Monday, May 04, 2015

Rio Grande Valley Adds To Border Horse Patrol

MISSION, Texas — Jared Barton has ridden horses since he was a toddler. But rumbling on a Florida cattle ranch isn’t the same as the trails he’ll traverse going forward — the rough terrain of immigrant and drug smuggling trails in the Rio Grande Valley. The Monitor reports Barton is one of the latest members of the U.S. Border Horse Patrol, a specialty group of agents that work on horseback and have been doing so since the early 1920s. The 38-year-old agent was one of seven agents who officially completed a six-week training course to join the group in the Rio Grande Valley sector.
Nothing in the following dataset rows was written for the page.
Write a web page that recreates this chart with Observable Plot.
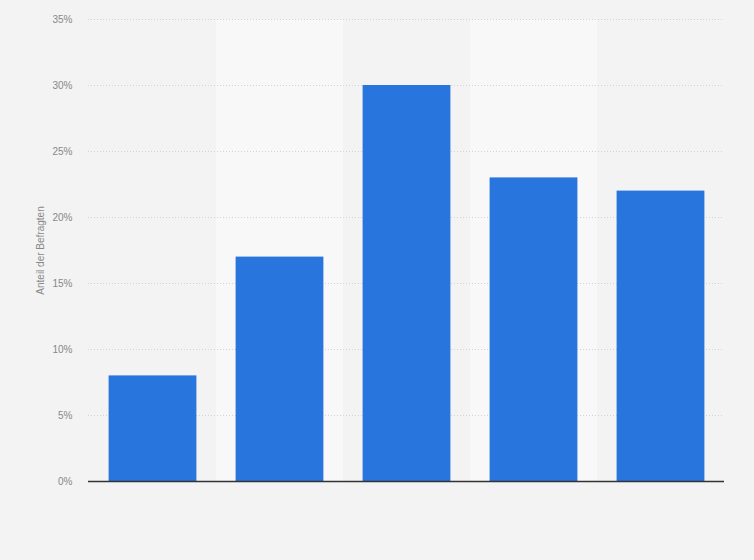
<!DOCTYPE html>
<html>
<head>
<meta charset="utf-8">
<script src="https://cdn.jsdelivr.net/npm/d3@7"></script>
<script src="https://cdn.jsdelivr.net/npm/@observablehq/plot@0.6"></script>
<style>
  html, body { margin: 0; padding: 0; background: #f3f3f3; }
  #chart svg { display: block; }
</style>
</head>
<body>
<div id="chart"></div>
<script>
const categories = ["1", "2", "3", "4", "5"];
const values = [8, 17, 30, 23, 22];
const yTicks = [0, 5, 10, 15, 20, 25, 30, 35];
const bandCats = ["2", "4"];

const data = categories.map((c, i) => ({ cat: c, value: values[i] }));

const chart = Plot.plot({
  width: 754,
  height: 560,
  marginLeft: 88,
  marginRight: 30,
  marginTop: 19,
  marginBottom: 79,
  style: { background: "#f3f3f3", fontFamily: "Arial, 'Liberation Sans', sans-serif" },
  x: { domain: categories, padding: 0, axis: null },
  y: { domain: [0, 35], ticks: yTicks },
  marks: [
    Plot.barY(bandCats, { x: d => d, y1: 0, y2: 35, fill: "#f8f8f8" }),
    Plot.ruleY(yTicks.filter(t => t > 0), { stroke: "#d2d2d2", strokeDasharray: "1,2", strokeWidth: 1 }),
    Plot.axisY({
      ticks: yTicks,
      tickSize: 0,
      tickPadding: 16,
      tickFormat: d => d + "%",
      fontSize: 10,
      color: "#888",
      label: "Anteil der Befragten",
      labelAnchor: "center",
      labelArrow: "none",
      labelOffset: 52
    }),
    Plot.barY(data, { x: "cat", y: "value", fill: "#2876dd", insetLeft: 19.6, insetRight: 19.6 }),
    Plot.ruleY([0], { stroke: "#333", strokeWidth: 1.5 })
  ]
});
document.getElementById("chart").appendChild(chart);
</script>
</body>
</html>
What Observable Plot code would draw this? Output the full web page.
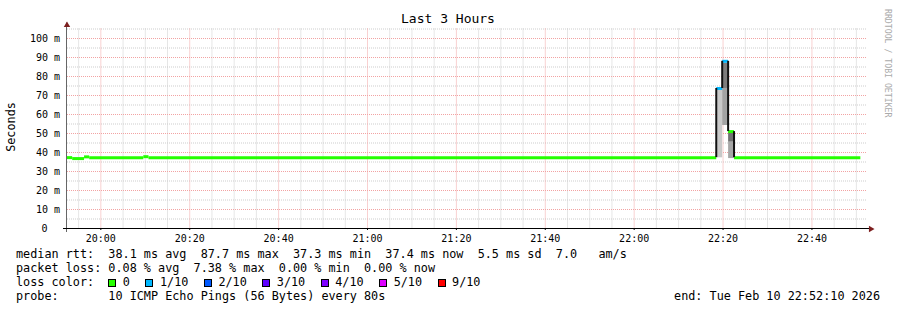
<!DOCTYPE html>
<html><head><meta charset="utf-8">
<script src="https://cdn.jsdelivr.net/npm/d3@7"></script>
<script src="https://cdn.jsdelivr.net/npm/@observablehq/plot@0.6"></script>
<style>
html,body{margin:0;padding:0;background:#fff;}
#chart{position:relative;width:897px;height:310px;overflow:hidden;font-family:"DejaVu Sans Mono",monospace;color:#000;background:#fff;}
#chart svg{position:absolute;left:0;top:0;}
.t{position:absolute;white-space:pre;line-height:14px;font-size:11.8px;}
.box{display:inline-block;width:8px;height:8px;box-sizing:border-box;border:1px solid #000;vertical-align:-1px;margin-right:6.5px;}
.lab{display:inline-block;margin-right:15.5px;}
</style></head><body><div id="chart"></div>
<script>
// ---- data ----
const rangeStart = "19:52:30";
const rangeEnd = "22:52:30";

// median rtt (ms) per step: start time, value, lost pings of 10
const medianTimes  = ["19:52:30","19:53:40","19:56:20","19:57:30","20:09:40","20:10:50","22:18:35","22:19:55","22:21:15","22:22:35"];
const medianValues = [37.3, 36.8, 37.7, 37.3, 37.8, 37.3, 73.7, 88.0, 51.0, 37.3];
const medianLoss   = [0, 0, 0, 0, 0, 0, 1, 1, 0, 0];
const medianEnd = "22:51:00";

// smoke bands (ms)
const smokeStart = ["22:18:35","22:19:55","22:19:55","22:21:15","22:21:15"];
const smokeEnd   = ["22:19:55","22:21:15","22:21:15","22:22:35","22:22:35"];
const smokeLow   = [37.2, 73.7, 54.2, 45.4, 36.8];
const smokeHigh  = [73.7, 87.0, 73.7, 50.5, 45.4];
const smokeShade = ["#c9c9c9","#7d7d7d","#a3a3a3","#717171","#a6a6a6"];

// axes
const yTicks = [0, 10, 20, 30, 40, 50, 60, 70, 80, 90, 100];
const yMinor = [5, 15, 25, 35, 45, 55, 65, 75, 85, 95, 105];
const xTickLabels = ["20:00","20:20","20:40","21:00","21:20","21:40","22:00","22:20","22:40"];

// legend
const lossLabels = ["0","1/10","2/10","3/10","4/10","5/10","9/10"];
const lossCounts = [0, 1, 2, 3, 4, 5, 9];
const lossColors = ["#26ff00","#00b8ff","#0059ff","#5e00ff","#7e00ff","#dd00ff","#ff0000"];

const title = "Last 3 Hours";
const yLabel = "Seconds";
const rttLine  = "median rtt:  38.1 ms avg  87.7 ms max  37.3 ms min  37.4 ms now  5.5 ms sd  7.0   am/s";
const lossLine = "packet loss: 0.08 % avg  7.38 % max  0.00 % min  0.00 % now";
const probeLine = "probe:       10 ICMP Echo Pings (56 Bytes) every 80s";
const endLine = "end: Tue Feb 10 22:52:10 2026";
const credit = "RRDTOOL / TOBI OETIKER";

// ---- build ----
const T = s => { const [h, m, sec] = s.split(":").map(Number); return new Date(2026, 1, 10, h, m, sec || 0); };
const lossColor = n => lossColors[lossCounts.indexOf(n)];
const tStart = T(rangeStart), tEnd = T(rangeEnd);

const medSegs = medianTimes.map((s, i) => ({
  t0: T(s), t1: T(i + 1 < medianTimes.length ? medianTimes[i + 1] : medianEnd),
  v: medianValues[i], c: lossColor(medianLoss[i])
}));
const conns = [];
for (let i = 1; i < medianValues.length; i++) {
  if (Math.abs(medianValues[i] - medianValues[i - 1]) > 2)
    conns.push({t: T(medianTimes[i]), a: medianValues[i - 1], b: medianValues[i]});
}
{
  const last = medianValues.length - 1;
  // nothing extra at the end
}
const smoke = smokeStart.map((s, i) => ({x1: T(s), x2: T(smokeEnd[i]), y1: smokeLow[i], y2: smokeHigh[i], c: smokeShade[i]}));

const xMajor = xTickLabels.map(s => T(s));
const xAll = d3.timeMinute.every(5).range(tStart, tEnd);
const xMinor = xAll.filter(d => d.getMinutes() % 20 !== 0);

const gridMinor = "#cdcdcd", gridMajor = "#f2a3a3", arrowCol = "#7d1f1f";

const chart = Plot.plot({
  width: 897, height: 310,
  marginLeft: 67, marginRight: 30, marginTop: 28.5, marginBottom: 82,
  x: {type: "time", domain: [tStart, tEnd]},
  y: {domain: [0, 105]},
  color: {type: "identity"},
  style: {fontFamily: "DejaVu Sans Mono", fontSize: "10px", background: "white", color: "black", overflow: "visible"},
  marks: [
    Plot.ruleY(yMinor, {stroke: gridMinor, strokeDasharray: "1,1"}),
    Plot.ruleX(xMinor, {stroke: gridMinor, strokeDasharray: "1,1"}),
    Plot.ruleY(yTicks.filter(d => d > 0), {stroke: gridMajor, strokeDasharray: "1,1"}),
    Plot.ruleX(xMajor, {stroke: gridMajor, strokeDasharray: "1,1"}),
    Plot.rect(smoke, {x1: "x1", x2: "x2", y1: "y1", y2: "y2", fill: "c"}),
    Plot.ruleY(medSegs, {y: "v", x1: "t0", x2: "t1", stroke: "c", strokeWidth: 3}),
    Plot.ruleX(conns, {x: "t", y1: "a", y2: "b", stroke: "#111", strokeWidth: 2, dx: -0.5}),
    Plot.ruleX([tStart], {stroke: "#666", dx: -1, insetTop: -6, insetBottom: -4}),
    Plot.ruleY([0], {stroke: "#000", insetLeft: -4, insetRight: -2}),
    Plot.dot([tStart], {x: d => d, frameAnchor: "top", symbol: "triangle", r: 2.4, fill: arrowCol, stroke: null, dy: -3.8, dx: -0.5}),
    Plot.dot([0], {y: d => d, frameAnchor: "right", symbol: "triangle", rotate: 90, r: 2.4, fill: arrowCol, stroke: null, dx: 3.3, dy: 0.5}),
    Plot.axisY(yTicks.filter(d => d > 0), {tickFormat: d => `${d} m`, tickSize: 0, tickPadding: 7.5, label: null, fontSize: 10}),
    Plot.axisY([0], {tickFormat: () => "0", tickSize: 0, tickPadding: 20, label: null, fontSize: 10}),
    Plot.axisX(xMajor, {tickFormat: d3.timeFormat("%H:%M"), tickSize: 2, tickPadding: 4, label: null, fontSize: 10})
  ]
});

const root = document.getElementById("chart");
root.appendChild(chart);

function addText(txt, css, cls = "t") {
  const d = document.createElement("div");
  d.className = cls;
  d.textContent = txt;
  Object.assign(d.style, css);
  root.appendChild(d);
  return d;
}
addText(title, {left: "0px", width: "896px", textAlign: "center", top: "11px", fontSize: "13px", lineHeight: "16px"});
addText(yLabel, {left: "-39px", width: "100px", textAlign: "center", top: "120px", transform: "rotate(-90deg)"});
addText(credit, {left: "838px", width: "100px", textAlign: "center", top: "53px", fontSize: "8.2px", lineHeight: "12px", color: "#aaa", transform: "rotate(90deg)"});
addText(rttLine, {left: "16px", top: "247px"});
addText(lossLine, {left: "16px", top: "261px"});
const lc = addText("loss color:  ", {left: "16px", top: "275px"});
lossLabels.forEach((lab, i) => {
  const b = document.createElement("span");
  b.className = "box";
  b.style.background = lossColors[i];
  lc.appendChild(b);
  const s = document.createElement("span");
  s.className = "lab";
  s.textContent = lab;
  lc.appendChild(s);
});
addText(probeLine, {left: "16px", top: "289px"});
addText(endLine, {right: "17px", top: "289px"});
</script></body></html>
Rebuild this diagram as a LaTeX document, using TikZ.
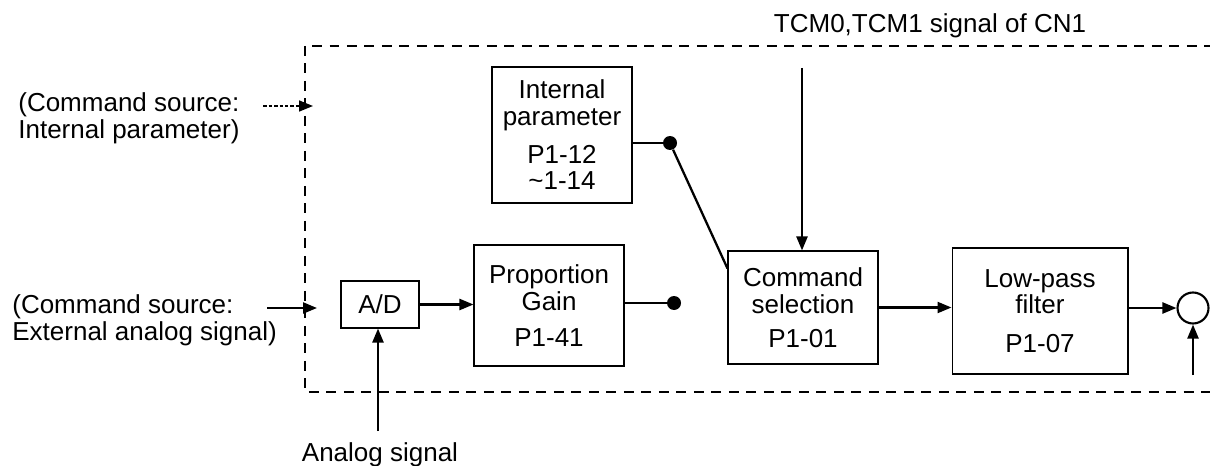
\documentclass[tikz,border=0pt]{standalone}
\usepackage{fontspec}
\setmainfont{Liberation Sans}
\usetikzlibrary{arrows.meta}

\begin{document}
\begin{tikzpicture}[
    x=0.02cm, y=-0.02cm,
    >={Triangle[length=0.28cm,width=0.22cm]},
    font=\fontsize{14.8}{15.2}\selectfont,
    % Standard styles for blocks, signal lines and the dashed frame
    blockbox/.style={draw, line width=0.6pt, align=center, inner sep=2pt},
    sigline/.style={line width=1.3pt},
    frameline/.style={line width=1.2pt, dash pattern=on 0.2cm off 0.15cm},
    junction/.style={circle, fill, inner sep=0pt, minimum size=0.28cm}
]

% ==========================================
% === FRAME PARAMETERS (picture pixels) ===
% ==========================================
\def\frameL{305}   % left edge of the dashed frame
\def\frameT{46}    % top edge
\def\frameB{392}   % bottom edge
\def\frameR{1210}  % right edge (open)
% ==========================================

\useasboundingbox (0,0) rectangle (1210,466);

% --- Dashed frame (open to the right) ---
\draw[frameline] (312,\frameT) -- (\frameR,\frameT);
\draw[frameline] (\frameL,\frameT) -- (\frameL,\frameB) -- (\frameR,\frameB);

% --- Blocks ---
\node[blockbox, minimum width=2.8cm, minimum height=2.72cm] (intpar) at (562,135)
    {Internal\\parameter\\[0.22cm]P1-12\\\textasciitilde1-14};
\node[blockbox, minimum width=1.56cm, minimum height=0.94cm] (ad) at (380,304.5) {A/D};
\node[blockbox, minimum width=3.0cm, minimum height=2.42cm] (propgain) at (549,305.5)
    {Proportion\\Gain\\[0.18cm]P1-41};
\node[blockbox, minimum width=3.0cm, minimum height=2.26cm] (cmdsel) at (803,307.5)
    {Command\\selection\\[0.14cm]P1-01};
\node[blockbox, minimum width=3.52cm, minimum height=2.52cm] (lpf) at (1040,311)
    {Low-pass\\filter\\[0.24cm]P1-07};
\node[draw, circle, line width=1.2pt, minimum size=0.62cm, inner sep=0pt] (summer) at (1193,308) {};

% --- Switch contacts ---
\node[junction] (dotI) at (670,143) {};
\node[junction] (dotP) at (674,303) {};

% --- Texts ---
\node[anchor=west, align=left, inner sep=0pt] (srcint) at (18,118.5)
    {(Command source:\\Internal parameter)};
\node[anchor=west, align=left, inner sep=0pt] (srcext) at (12,320)
    {(Command source:\\External analog signal)};
\node[inner sep=0pt] (tcm) at (930,26) {TCM0,TCM1 signal of CN1};
\node[inner sep=0pt] (analog) at (380,455) {Analog signal};

% --- Free ends of the connectors ---
\coordinate (intIn0) at (263,106);
\coordinate (intIn1) at (313,106);
\coordinate (extIn0) at (267,308);
\coordinate (extIn1) at (317,308);
\coordinate (tcmTop) at (802,68);
\coordinate (anaBot) at (378,431);
\coordinate (sumBot) at (1193,375);
\coordinate (contact) at ([yshift=-0.36cm]cmdsel.north west);

% --- Input arrows from the left ---
\draw[->, line width=0.9pt, dash pattern=on 0.07cm off 0.04cm] (intIn0) -- (intIn1);
\draw[->, sigline] (extIn0) -- (extIn1);

% --- Signal path ---
\draw[->, sigline] (ad.east) -- (ad.east -| propgain.west);
\draw[sigline] (propgain.east |- dotP) -- (dotP);
\draw[sigline] (intpar.east |- dotI) -- (dotI);
\draw[sigline] (dotI) -- (contact);
\draw[->, sigline] (cmdsel.east) -- (cmdsel.east -| lpf.west);
\draw[->, sigline] (lpf.east |- summer.west) -- (summer.west);

% --- Vertical arrows ---
\draw[->, sigline] (tcmTop) -- (tcmTop |- cmdsel.north);
\draw[->, sigline] (anaBot) -- (anaBot |- ad.south);
\draw[->, sigline] (sumBot) -- (summer.south);

\end{tikzpicture}
\end{document}
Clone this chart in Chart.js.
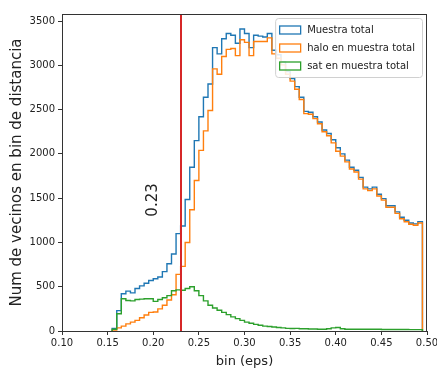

The Horse Patrol has 30 agents working the sector, where there are plans to enlist another 10 agents and 10 horses by July. Horse Patrol supervisor Ruben Garcia Jr., who has worked with the Border Patrol for more than 15 years, said the agency needed a new stable to keep its horses after it canceled a commercial boarding contract all while doubling the size of its herd to 30 horses. Border Patrol partnered with U.S. Fish and Wildlife Service to convert an unused warehouse into the Morillo Banco Horse Patrol Compound. The stable, located about a mile from the Rio Grande, has room for up to 38 horses and features two full-sized barns on a two-acre plot. The Rio Grande Valley sector’s Horse Patrol unit during the 2014 fiscal year caught about 10,500 people — the highest amount of apprehensions nationwide with one of the smallest herd of horses, Garcia said...more

1 comment:

Tick said...

I realize the guvmint doesn't think this way and I know budgets are tight but it seems to me every agent should have at least a two horse string...'cause the terrain is rough and, well, you never know what can happen out there.